> [Task requirements]:
Filter the lines below, copying only those with the string "chart".

> [Information shown]:
⟨

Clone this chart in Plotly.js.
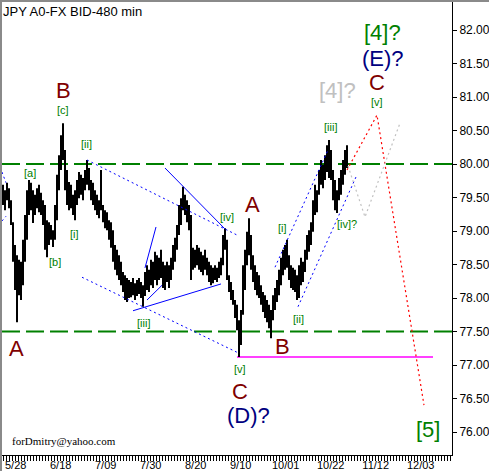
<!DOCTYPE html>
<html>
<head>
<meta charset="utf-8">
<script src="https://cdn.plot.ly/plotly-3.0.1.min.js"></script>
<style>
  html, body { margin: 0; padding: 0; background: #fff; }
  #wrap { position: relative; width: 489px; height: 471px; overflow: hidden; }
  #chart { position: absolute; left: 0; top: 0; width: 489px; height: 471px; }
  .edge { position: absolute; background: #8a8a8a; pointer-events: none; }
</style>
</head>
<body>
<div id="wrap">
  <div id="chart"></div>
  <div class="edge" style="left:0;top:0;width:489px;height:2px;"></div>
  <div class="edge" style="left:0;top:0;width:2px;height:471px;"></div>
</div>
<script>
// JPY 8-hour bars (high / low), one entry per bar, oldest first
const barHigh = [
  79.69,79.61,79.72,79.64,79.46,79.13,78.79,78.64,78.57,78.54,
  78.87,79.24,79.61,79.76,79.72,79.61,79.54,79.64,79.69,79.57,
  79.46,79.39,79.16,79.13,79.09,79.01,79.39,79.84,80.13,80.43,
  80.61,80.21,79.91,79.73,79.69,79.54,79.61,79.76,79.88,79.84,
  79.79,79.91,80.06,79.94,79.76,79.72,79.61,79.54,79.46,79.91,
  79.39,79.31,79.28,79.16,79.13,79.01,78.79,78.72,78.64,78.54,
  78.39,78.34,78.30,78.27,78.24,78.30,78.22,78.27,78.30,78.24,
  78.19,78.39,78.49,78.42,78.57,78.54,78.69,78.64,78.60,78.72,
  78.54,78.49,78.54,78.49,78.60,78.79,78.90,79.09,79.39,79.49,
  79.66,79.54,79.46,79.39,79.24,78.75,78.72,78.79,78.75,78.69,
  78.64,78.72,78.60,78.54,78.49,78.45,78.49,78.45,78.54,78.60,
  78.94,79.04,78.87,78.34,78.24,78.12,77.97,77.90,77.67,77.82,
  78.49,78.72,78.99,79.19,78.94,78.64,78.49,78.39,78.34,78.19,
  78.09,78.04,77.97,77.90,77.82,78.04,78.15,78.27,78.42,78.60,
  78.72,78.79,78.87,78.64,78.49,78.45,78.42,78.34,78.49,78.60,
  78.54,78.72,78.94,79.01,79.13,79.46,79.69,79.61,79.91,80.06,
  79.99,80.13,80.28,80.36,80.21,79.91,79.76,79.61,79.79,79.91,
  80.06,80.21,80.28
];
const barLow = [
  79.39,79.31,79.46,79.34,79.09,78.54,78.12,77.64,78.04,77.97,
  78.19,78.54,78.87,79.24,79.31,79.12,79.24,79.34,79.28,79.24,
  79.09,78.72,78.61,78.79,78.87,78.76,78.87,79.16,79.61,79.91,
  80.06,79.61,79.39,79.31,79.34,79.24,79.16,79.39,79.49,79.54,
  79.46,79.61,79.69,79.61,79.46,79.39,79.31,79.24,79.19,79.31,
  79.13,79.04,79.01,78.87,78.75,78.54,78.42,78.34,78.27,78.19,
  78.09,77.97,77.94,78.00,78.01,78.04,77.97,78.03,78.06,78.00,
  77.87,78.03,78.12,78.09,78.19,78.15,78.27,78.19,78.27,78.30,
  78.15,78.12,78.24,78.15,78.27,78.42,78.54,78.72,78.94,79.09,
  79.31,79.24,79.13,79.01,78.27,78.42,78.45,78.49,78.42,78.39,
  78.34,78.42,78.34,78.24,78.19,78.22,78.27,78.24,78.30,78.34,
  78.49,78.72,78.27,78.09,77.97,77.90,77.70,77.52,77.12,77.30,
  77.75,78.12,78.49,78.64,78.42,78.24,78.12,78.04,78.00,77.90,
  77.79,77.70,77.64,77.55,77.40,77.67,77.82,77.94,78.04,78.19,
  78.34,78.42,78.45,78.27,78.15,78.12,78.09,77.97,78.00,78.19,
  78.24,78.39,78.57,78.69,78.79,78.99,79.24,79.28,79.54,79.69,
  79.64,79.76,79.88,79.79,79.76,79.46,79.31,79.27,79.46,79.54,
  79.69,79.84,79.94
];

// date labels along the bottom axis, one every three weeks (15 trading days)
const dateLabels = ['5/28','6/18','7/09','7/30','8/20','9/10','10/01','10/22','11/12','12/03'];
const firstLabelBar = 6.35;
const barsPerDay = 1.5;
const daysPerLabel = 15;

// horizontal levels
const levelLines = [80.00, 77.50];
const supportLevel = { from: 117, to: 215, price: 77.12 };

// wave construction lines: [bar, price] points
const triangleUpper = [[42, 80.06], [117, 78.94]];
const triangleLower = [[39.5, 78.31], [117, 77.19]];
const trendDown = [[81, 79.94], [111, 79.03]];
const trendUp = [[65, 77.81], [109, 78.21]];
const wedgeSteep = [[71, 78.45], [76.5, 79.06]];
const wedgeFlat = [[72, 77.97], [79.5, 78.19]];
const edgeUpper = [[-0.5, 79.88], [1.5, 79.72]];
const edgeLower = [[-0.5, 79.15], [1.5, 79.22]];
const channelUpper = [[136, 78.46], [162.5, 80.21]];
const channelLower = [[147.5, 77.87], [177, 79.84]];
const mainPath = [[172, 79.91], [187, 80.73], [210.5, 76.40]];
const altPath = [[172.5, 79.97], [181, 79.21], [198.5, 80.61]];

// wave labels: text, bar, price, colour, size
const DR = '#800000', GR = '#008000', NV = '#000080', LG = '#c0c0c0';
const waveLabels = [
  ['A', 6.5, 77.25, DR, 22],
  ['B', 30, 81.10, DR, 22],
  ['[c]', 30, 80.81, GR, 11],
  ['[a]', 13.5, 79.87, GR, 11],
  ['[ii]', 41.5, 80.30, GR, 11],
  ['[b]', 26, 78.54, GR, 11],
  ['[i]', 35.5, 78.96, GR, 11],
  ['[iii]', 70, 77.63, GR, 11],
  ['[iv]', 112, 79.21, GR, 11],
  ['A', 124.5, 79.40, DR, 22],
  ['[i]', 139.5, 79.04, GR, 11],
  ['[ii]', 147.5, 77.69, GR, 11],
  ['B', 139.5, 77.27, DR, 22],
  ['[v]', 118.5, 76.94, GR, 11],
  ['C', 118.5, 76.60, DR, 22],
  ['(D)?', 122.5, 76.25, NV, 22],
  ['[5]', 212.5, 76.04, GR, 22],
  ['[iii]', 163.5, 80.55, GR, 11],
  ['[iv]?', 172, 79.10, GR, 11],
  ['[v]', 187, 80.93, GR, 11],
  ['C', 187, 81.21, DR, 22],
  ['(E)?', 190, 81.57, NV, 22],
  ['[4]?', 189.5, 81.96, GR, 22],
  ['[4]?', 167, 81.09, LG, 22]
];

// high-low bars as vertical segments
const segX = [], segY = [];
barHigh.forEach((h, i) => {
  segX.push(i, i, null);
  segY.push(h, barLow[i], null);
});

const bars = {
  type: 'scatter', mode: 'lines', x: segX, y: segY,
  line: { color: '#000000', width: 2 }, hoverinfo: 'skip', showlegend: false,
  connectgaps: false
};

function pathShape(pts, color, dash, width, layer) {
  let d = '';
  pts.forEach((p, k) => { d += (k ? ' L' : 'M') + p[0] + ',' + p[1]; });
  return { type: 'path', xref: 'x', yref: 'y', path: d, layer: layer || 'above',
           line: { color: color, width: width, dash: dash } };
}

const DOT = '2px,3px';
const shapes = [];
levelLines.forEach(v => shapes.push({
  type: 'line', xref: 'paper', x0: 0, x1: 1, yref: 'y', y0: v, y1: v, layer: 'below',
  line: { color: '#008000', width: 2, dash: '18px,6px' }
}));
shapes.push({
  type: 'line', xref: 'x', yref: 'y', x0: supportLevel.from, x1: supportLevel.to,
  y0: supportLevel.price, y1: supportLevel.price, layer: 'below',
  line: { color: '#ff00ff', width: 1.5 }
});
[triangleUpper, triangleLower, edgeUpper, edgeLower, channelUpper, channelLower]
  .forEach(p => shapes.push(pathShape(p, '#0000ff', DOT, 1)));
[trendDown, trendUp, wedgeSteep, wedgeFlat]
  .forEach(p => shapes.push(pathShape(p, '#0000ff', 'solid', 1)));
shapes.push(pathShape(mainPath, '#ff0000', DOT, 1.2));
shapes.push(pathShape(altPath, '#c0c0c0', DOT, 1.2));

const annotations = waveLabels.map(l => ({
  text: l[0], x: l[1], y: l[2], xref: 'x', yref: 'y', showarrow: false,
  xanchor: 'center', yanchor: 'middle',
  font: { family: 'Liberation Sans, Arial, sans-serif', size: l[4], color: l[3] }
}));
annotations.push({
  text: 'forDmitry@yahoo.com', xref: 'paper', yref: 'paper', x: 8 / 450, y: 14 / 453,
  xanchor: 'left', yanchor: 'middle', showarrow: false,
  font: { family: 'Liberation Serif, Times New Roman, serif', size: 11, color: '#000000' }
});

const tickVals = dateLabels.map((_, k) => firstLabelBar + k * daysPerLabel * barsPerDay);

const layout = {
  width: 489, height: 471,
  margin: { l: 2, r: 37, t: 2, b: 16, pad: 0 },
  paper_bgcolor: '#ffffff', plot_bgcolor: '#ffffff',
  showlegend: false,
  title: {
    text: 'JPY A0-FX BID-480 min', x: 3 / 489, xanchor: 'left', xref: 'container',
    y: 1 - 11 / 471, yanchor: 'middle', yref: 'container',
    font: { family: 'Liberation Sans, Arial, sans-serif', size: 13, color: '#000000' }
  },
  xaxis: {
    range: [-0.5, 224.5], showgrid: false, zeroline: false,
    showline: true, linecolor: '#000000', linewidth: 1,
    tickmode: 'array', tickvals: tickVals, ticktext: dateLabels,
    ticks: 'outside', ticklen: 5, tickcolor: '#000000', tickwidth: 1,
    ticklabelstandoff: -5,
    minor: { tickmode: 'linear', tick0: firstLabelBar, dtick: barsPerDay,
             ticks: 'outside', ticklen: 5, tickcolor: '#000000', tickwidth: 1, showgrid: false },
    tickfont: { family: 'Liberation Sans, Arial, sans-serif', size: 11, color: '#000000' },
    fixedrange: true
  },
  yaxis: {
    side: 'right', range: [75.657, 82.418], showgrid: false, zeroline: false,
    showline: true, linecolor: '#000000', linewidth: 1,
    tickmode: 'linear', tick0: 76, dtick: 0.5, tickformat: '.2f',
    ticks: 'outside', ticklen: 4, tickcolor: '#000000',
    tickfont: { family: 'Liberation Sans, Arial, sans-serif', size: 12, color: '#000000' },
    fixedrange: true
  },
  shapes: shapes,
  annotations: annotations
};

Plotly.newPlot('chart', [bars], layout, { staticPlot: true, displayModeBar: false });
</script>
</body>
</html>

⟩

> [Result]:
Clone this chart in Plotly.js.
  #chart { position: absolute; left: 0; top: 0; width: 489px; height: 471px; }
  <div id="chart"></div>
Plotly.newPlot('chart', [bars], layout, { staticPlot: true, displayModeBar: false });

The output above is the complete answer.